Pursuant to the Warrants, the Company will issue to the Investors additional shares of common stock such that, the Investors will receive the aggregate number of shares of the Company’s common stock equal to (i) $5.0 million divided by 82% of the VWAP of the Company’s common stock over a period covering July 9, 2012, July 10, 2012 and July 11, 2012 or, if lower, 82% of the VWAP of the Company’s common stock on July 11, 2012 and (ii) $5.0 million divided by 82% of the VWAP of the Company’s common stock over a period covering July 25, 2012, July 26, 2012 and July 27, 2012 or, if lower, 82% of the VWAP of the Company’s common stock on July 27, 2012. The Warrants have a nominal exercise price per share. In no event will the total number of shares of the Company’s common stock issued in this offering exceed the amount permitted without shareholder approval under the applicable provisions of NASDAQ Rule 5635. However, in the event that the Company would otherwise be obligated to issue shares of common stock above that maximum number upon exercise of the warrants, the Company agreed to pay the value of such shares of common stock in cash.
The initial closing of the transaction is expected to occur on or about July 10, 2012, subject to customary closing conditions.
Satisfaction of Account Control Agreement Conditions; Cash for Ongoing Operations
As of May 31, 2012, the Company’s cash and cash equivalents were approximately $68 million. At that time, the Company also had approximately $40 million of restricted cash. Included in this $40 million is approximately $10 million required to be reserved by a credit facility, as well as $30 million related to the Company’s previously issued 6.00% senior convertible notes, or the Notes, and the warrants issued in connection therewith that is subject to an account control agreement. Pursuant to the Company’s agreements with the holders of the Notes and credit facility provider, the Company must maintain a minimum cash balance of $40 million. On July 5, 2012, the Company notified the holders of the Notes that it has fulfilled the conditions under the account control agreement to the release of the $30 million of proceeds from the Notes and related warrants from the control account. The Company expects that the $30 million will become unrestricted and available for general corporate purposes subject to the delivery of administrative release documentation on or about July 6, 2012.

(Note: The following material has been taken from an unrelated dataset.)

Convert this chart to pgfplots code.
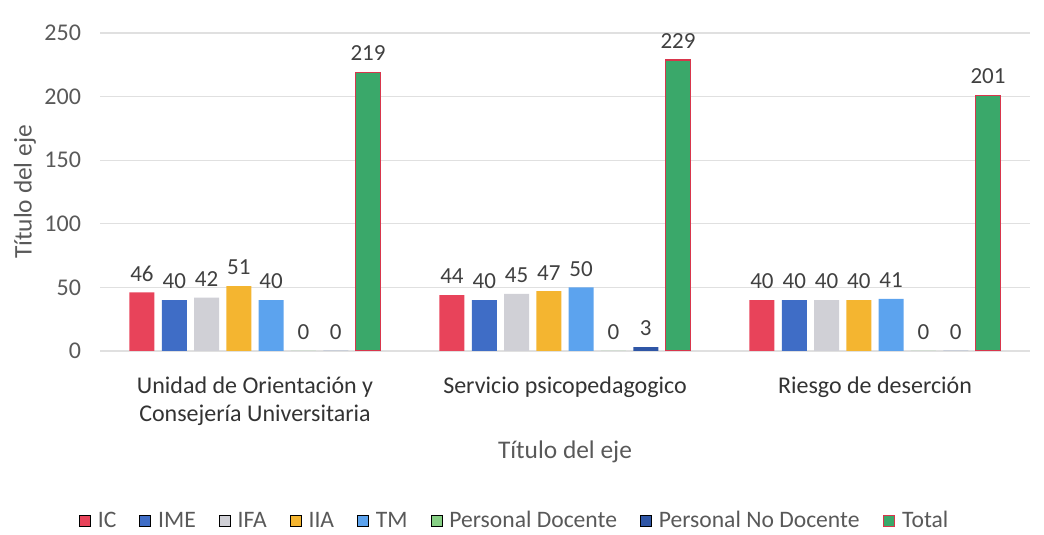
\documentclass[border=0pt]{standalone}
\usepackage{pgfplots}
\usepackage{pgfplotstable}
\pgfplotsset{compat=1.18}
\usepackage{fontspec}
\setmainfont{Carlito}
\definecolor{cIC}{HTML}{E8435A}
\definecolor{cIME}{HTML}{3F6DC6}
\definecolor{cIFA}{HTML}{D0D0D6}
\definecolor{cIIA}{HTML}{F4B530}
\definecolor{cTM}{HTML}{5CA3EE}
\definecolor{cPD}{HTML}{86CF84}
\definecolor{cPND}{HTML}{2F56A6}
\definecolor{cTot}{HTML}{3AA86A}
\definecolor{cTotB}{HTML}{D8364C}
\definecolor{tick}{HTML}{595959}
\definecolor{lab}{HTML}{404040}
\pgfplotstableread{
x IC IME IFA IIA TM PD PND Total
0 46 40 42 51 40 0 0 219
1 44 40 45 47 50 0 3 229
2 40 40 40 40 41 0 0 201
}\data
\begin{document}
\begin{tikzpicture}
\useasboundingbox (0,0) rectangle (522pt,267.5pt);
\begin{axis}[
  at={(50pt,92pt)}, anchor=south west,
  scale only axis, width=465pt, height=159pt,
  ybar=3.65pt, bar width=12.5pt,
  xmin=-0.5, xmax=2.5, ymin=0, ymax=250,
  ytick={0,50,...,250},
  xtick={0,1,2},
  xticklabels={{Unidad de Orientación y\\Consejería Universitaria},{Servicio psicopedagogico},{Riesgo de deserción}},
  axis x line*=bottom, axis y line*=left,
  axis line style={draw=none},
  ymajorgrids, major grid style={draw=black!12, line width=0.6pt},
  tick style={draw=none},
  /pgf/number format/assume math mode=true,
  yticklabel style={font=\fontsize{12}{13}\selectfont, text=tick, xshift=-6pt},
  xticklabel style={font=\fontsize{12}{14}\selectfont, text=black!80, align=center, yshift=-5pt},
  ylabel={Título del eje},
  xlabel={Título del eje},
  every axis y label/.style={at={(axis description cs:-0.0806,0.5)}, rotate=90, anchor=center, font=\fontsize{12.7}{14}\selectfont, text=tick},
  every axis x label/.style={at={(axis description cs:0.5,-0.3176)}, anchor=center, font=\fontsize{12.7}{14}\selectfont, text=tick},
  nodes near coords,
  every node near coord/.append style={font=\fontsize{11.5}{13}\selectfont, text=lab, yshift=2pt},
  legend columns=8,
  legend style={at={(axis description cs:0.447,-0.535)}, anchor=center, draw=none, fill=none,
    font=\fontsize{11.8}{13}\selectfont, text=tick,
    /tikz/every odd column/.append style={column sep=1.5pt},
    /tikz/every even column/.append style={column sep=9.5pt}},
  legend image code/.code={\draw[#1] (0pt,-2.75pt) rectangle (5.5pt,2.75pt);},
]
\addplot[fill=cIC, draw=none] table[x=x,y=IC]{\data};
\addplot[fill=cIME, draw=none] table[x=x,y=IME]{\data};
\addplot[fill=cIFA, draw=none] table[x=x,y=IFA]{\data};
\addplot[fill=cIIA, draw=none] table[x=x,y=IIA]{\data};
\addplot[fill=cTM, draw=none] table[x=x,y=TM]{\data};
\addplot[fill=cPD, draw=none] table[x=x,y=PD]{\data};
\addplot[fill=cPND, draw=none] table[x=x,y=PND]{\data};
\addplot[fill=cTot, draw=cTotB, line width=0.8pt] table[x=x,y=Total]{\data};
\legend{IC,IME,IFA,IIA,TM,Personal Docente,Personal No Docente,Total}
\end{axis}
\end{tikzpicture}
\end{document}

During the five months ended May 31, 2012, the Company used on average $18 million to $25 million per month in net operating and investing cash flows. Assuming the $30 million of restricted cash becomes unrestricted and available for general corporate purposes, and that the Company’s historical monthly use of cash continues, as of May 31, 2012, the Company expects to have approximately four to five months of cash to support its ongoing operations.
As previously reported in the Company’s Quarterly Report on Form 10-Q filed with the SEC on May 15, 2012, the Company has stated that there is substantial doubt about its ability to continue as a going concern. The Company is considering a broad set of solutions to improve its liquidity, including measures to reduce costs and improve efficiency, accessing additional sources of capital through existing and potentially new arrangements, and other strategic options, including additional equity and debt financing. If successful, the Company believes that it will have sufficient liquidity to manage operations into 2013.